[2026] Data Scientist, Foundation AI - PhD Early Career

Roblox
San Mateo, CA, USA2026-02-10

About the job

As a Data Scientist, you will play a critical role in evaluation and optimization for user-facing GenAI systems (such as text, image, video, 3D, 4D). You will define how we measure safety, responsibility, quality, and efficiency. You will combine annotation analysis, design of experiments, causal inference, model-based evaluation methods (such as LLM-as-a-judge), optimization algorithm, and AI models to drive product decisions and model improvements.

Responsibilities

Develop Evaluation Frameworks: Design and operationalize rigorous evaluation systems for either GenAI features (text, image, video, 3D, 4D). This includes eval experiment design, dataset design, label reliability analysis, and implementing and finetuning LLM-as-judge methods.

Run Rigorous Experiments: Conduct online experiments (A/B tests) and causal inference to quantify the impact of GenAI features. You will identify opportunities, measure lift, and ensure statistical rigor.

Define Success Metrics: Partner with cross-functional teams to define leading/lagging indicators for GenAI feature user satisfaction, business success, and safety.

Build Automated Systems: Research and apply state-of-the-art methodologies to build reproducible evaluation tooling that lift rigor and efficiency across the company.

Conduct Applied Research at the Frontier: Maintain an active pulse on the intersection of Gen AI and Data Science. You will innovate on methodology and techniques to solve unique business challenges while contributing to the broader field in the technical community.

Qualifications

Minimum

Possess or pursuing a PhD or equivalent in Statistics, Economics, Computer Science, Applied Math, Physics, Engineering, or a related quantitative field.

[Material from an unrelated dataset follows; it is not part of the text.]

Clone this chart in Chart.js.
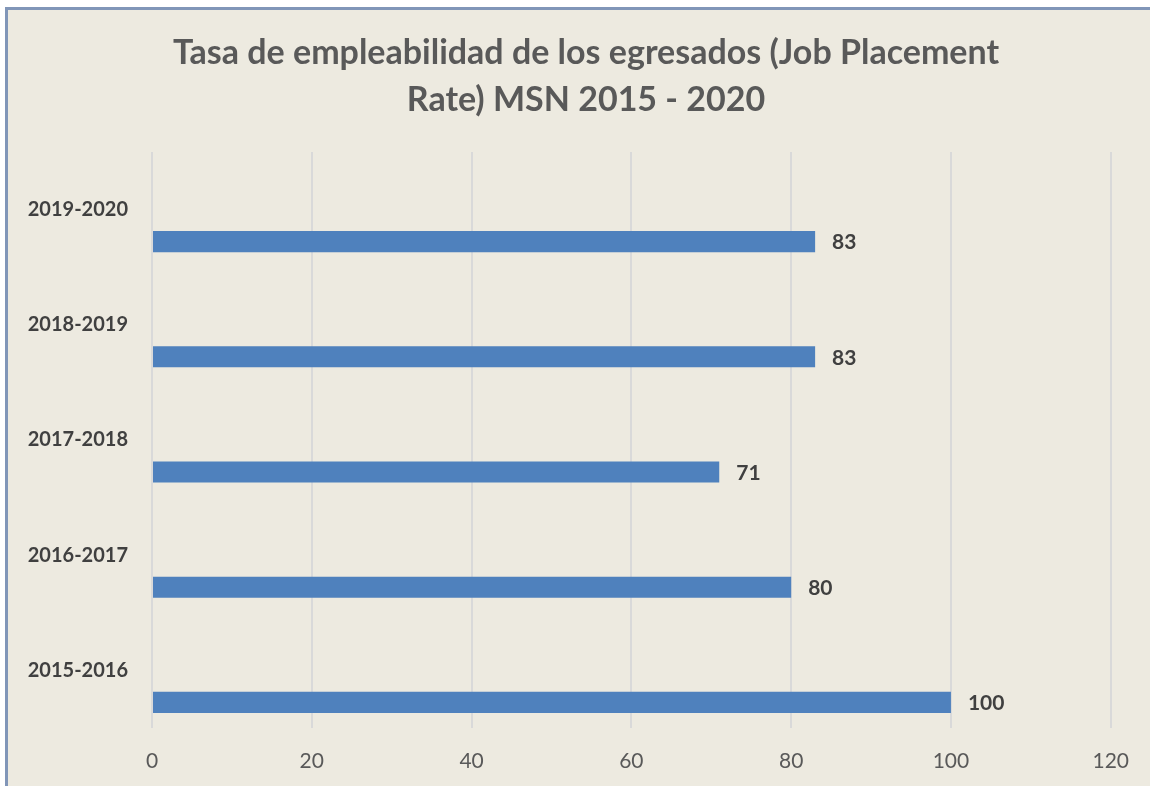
<!DOCTYPE html>
<html>
<head>
<meta charset="utf-8">
<script src="https://cdn.jsdelivr.net/npm/chart.js@4"></script>
<style>
  html, body { margin: 0; padding: 0; background: #ffffff; overflow: hidden; width: 1150px; height: 786px; }
  #frame {
    position: absolute; left: 5px; top: 7px;
    width: 1142px; height: 779px;
    border-left: 3px solid #8196b8; border-top: 3px solid #8196b8;
    background: #edeae0;
  }
  #chartBox { position: absolute; left: 0; top: 0; width: 1142px; height: 776px; }
</style>
</head>
<body>
<div id="frame"><div id="chartBox"><canvas id="placementChart"></canvas></div></div>
<script>
// data (top to bottom as drawn)
const periods = ["2019-2020", "2018-2019", "2017-2018", "2016-2017", "2015-2016"];
const placementRate = [83, 83, 71, 80, 100];
const emptySlot = [null, null, null, null, null];
const axisTicks = [0, 20, 40, 60, 80, 100, 120];
const titleLines = ["Tasa de empleabilidad de los egresados (Job Placement", "Rate) MSN 2015 - 2020"];

const textColor = "#595959";
const labelColor = "#404040";

// title drawn by hand so it can sit a bit right of the canvas centre like the original
const chartTitle = {
    id: "chartTitle",
    afterDraw(chart) {
        const ctx = chart.ctx;
        ctx.save();
        ctx.font = "bold 34px Lato";
        ctx.fillStyle = textColor;
        ctx.textAlign = "center";
        ctx.textBaseline = "middle";
        ctx.fillText(titleLines[0], 578, 43);
        ctx.fillText(titleLines[1], 578, 90);
        ctx.restore();
    }
};

// draws the value next to each bar end
const barValueLabels = {
    id: "barValueLabels",
    afterDatasetsDraw(chart) {
        const ctx = chart.ctx;
        const meta = chart.getDatasetMeta(1);
        ctx.save();
        ctx.font = "bold 21px Lato";
        ctx.fillStyle = labelColor;
        ctx.textAlign = "left";
        ctx.textBaseline = "middle";
        meta.data.forEach(function(bar, i) {
            ctx.fillText(String(placementRate[i]), bar.x + 17, bar.y + 1);
        });
        ctx.restore();
    }
};

const ctx = document.getElementById("placementChart");

new Chart(ctx, {
    type: "bar",
    data: {
        labels: periods,
        datasets: [
            { data: emptySlot, backgroundColor: "rgba(0,0,0,0)" },
            {
                data: placementRate,
                backgroundColor: "#4f81bd",
                borderWidth: 0,
                categoryPercentage: 1.111,
                barPercentage: 0.33
            }
        ]
    },
    options: {
        indexAxis: "y",
        responsive: true,
        maintainAspectRatio: false,
        animation: false,
        datasets: { bar: { categoryPercentage: 1.111, barPercentage: 0.33 } },
        layout: { padding: { left: 0, right: 39, top: 142, bottom: 0 } },
        plugins: {
            legend: { display: false },
            tooltip: { enabled: false },
            title: { display: false }
        },
        scales: {
            x: {
                min: 0,
                max: 120,
                afterBuildTicks: function(scale) {
                    scale.ticks = axisTicks.map(v => ({ value: v }));
                },
                afterFit: function(scale) { scale.height = 58; },
                grid: { color: "#d9d9d9", lineWidth: 2, drawTicks: false },
                border: { display: false },
                ticks: {
                    color: textColor,
                    padding: 21,
                    font: { family: "Lato", size: 21 }
                }
            },
            y: {
                afterFit: function(scale) { scale.width = 144; },
                grid: { display: false, drawTicks: false },
                border: { display: false },
                ticks: {
                    color: labelColor,
                    padding: 24,
                    font: { family: "Lato", size: 20, weight: "bold" }
                }
            }
        }
    },
    plugins: [barValueLabels, chartTitle]
});
</script>
</body>
</html>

Technical Proficiency: Strong proficiency in SQL (Hive/Spark) for manipulating large datasets and scripting languages (Python or R) for analysis and modeling.

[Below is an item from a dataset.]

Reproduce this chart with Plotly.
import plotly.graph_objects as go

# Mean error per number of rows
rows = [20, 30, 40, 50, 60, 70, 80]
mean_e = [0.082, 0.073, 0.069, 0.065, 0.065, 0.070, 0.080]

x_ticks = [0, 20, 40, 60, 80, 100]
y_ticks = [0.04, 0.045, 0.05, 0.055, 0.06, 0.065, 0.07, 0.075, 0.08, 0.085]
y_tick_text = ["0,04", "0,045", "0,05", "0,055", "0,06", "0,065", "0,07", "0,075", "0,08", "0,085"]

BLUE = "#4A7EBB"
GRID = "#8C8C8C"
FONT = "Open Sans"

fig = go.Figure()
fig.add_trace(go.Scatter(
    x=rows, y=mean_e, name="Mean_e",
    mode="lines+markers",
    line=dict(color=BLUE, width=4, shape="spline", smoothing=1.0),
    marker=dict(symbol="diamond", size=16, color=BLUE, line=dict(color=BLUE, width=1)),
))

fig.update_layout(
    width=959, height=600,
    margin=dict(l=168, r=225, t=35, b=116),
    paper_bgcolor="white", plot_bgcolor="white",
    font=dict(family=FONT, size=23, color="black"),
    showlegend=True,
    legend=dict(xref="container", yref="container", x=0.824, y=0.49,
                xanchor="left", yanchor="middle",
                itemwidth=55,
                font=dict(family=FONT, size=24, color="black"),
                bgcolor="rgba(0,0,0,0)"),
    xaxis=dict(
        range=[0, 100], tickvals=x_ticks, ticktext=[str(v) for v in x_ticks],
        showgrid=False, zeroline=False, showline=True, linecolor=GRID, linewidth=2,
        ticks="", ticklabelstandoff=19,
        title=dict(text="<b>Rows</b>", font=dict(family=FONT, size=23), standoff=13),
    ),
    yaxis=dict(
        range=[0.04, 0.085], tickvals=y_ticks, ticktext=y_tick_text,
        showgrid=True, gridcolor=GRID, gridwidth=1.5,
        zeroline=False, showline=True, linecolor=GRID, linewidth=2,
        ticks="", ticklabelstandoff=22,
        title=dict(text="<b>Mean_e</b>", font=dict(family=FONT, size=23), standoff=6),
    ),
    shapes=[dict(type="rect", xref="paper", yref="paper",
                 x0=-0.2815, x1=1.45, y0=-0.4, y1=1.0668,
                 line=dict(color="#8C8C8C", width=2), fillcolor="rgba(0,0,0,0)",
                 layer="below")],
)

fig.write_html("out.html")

Experimentation and Causal Inference: A solid grounding in experimentation, causal inference, and statistical analysis, including test design and metric design for feature impact.

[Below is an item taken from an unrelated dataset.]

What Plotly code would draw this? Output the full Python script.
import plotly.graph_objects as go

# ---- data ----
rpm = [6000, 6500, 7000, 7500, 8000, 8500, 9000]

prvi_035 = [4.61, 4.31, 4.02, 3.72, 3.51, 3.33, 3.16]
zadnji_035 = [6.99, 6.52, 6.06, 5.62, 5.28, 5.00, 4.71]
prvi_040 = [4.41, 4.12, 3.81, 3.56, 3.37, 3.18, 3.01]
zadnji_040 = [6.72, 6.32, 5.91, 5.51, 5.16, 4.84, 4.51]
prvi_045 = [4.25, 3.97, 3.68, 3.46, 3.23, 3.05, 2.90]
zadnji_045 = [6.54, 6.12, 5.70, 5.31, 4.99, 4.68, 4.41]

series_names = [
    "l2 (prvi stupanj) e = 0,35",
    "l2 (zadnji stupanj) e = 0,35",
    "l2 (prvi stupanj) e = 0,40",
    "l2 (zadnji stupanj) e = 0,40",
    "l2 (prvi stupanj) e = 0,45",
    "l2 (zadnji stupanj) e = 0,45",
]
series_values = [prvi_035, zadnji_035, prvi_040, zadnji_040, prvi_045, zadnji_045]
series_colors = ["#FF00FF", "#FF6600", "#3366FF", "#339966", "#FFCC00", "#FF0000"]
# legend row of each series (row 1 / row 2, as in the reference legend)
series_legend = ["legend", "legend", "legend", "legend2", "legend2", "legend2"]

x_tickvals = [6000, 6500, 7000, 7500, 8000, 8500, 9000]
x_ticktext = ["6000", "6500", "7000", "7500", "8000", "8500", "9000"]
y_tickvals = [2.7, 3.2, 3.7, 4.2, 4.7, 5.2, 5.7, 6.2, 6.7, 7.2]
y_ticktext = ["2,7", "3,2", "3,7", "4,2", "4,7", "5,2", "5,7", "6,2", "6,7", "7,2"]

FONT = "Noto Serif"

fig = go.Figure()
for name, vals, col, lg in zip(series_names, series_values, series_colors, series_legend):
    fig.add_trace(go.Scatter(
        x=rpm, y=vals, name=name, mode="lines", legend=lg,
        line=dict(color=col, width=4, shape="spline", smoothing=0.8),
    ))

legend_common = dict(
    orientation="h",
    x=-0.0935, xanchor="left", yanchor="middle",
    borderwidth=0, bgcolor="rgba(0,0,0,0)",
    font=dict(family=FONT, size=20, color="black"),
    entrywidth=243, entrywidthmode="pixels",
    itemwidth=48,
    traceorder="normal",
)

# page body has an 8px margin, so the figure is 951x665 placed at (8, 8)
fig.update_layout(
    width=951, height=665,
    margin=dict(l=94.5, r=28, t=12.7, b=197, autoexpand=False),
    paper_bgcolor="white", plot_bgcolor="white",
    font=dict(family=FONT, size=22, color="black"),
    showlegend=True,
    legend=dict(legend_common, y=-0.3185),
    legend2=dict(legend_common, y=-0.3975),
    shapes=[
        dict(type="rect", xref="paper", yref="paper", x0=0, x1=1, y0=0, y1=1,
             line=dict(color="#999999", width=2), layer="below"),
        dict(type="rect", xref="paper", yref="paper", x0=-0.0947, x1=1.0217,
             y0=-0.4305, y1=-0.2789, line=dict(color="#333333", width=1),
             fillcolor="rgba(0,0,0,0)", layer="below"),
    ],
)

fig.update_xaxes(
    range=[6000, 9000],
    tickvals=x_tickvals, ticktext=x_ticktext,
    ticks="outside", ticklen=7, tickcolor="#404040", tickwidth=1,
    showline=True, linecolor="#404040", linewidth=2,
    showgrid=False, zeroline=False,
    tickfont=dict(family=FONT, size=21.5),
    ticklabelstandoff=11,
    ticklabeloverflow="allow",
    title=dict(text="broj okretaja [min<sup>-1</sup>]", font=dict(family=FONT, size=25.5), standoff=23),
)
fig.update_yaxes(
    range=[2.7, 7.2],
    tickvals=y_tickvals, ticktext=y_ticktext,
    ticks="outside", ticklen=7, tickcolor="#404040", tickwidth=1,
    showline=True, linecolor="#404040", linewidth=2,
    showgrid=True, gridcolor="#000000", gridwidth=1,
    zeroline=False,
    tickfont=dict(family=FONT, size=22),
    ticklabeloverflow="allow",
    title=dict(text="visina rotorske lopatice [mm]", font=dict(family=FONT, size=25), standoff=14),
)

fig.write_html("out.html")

Problem Solving: A demonstrated track record of framing ambiguous problems, designing analytical approaches, and solving open-ended data science problems that drive business impact.

Learning Agility: Ability to effectively and responsibly use AI tools to enhance productivity and a passion for continuously improving methods in a fast-evolving field.

Preferred

GenAI Familiarity: Familiarity with GenAI models and safety/quality evaluation methods. Expertise in the model training lifecycle is a plus (e.g., fine-tuning, RLHF, or synthetic data generation).

Applied Research Background: A track record of applied research or publications in relevant technical fields is highly valued.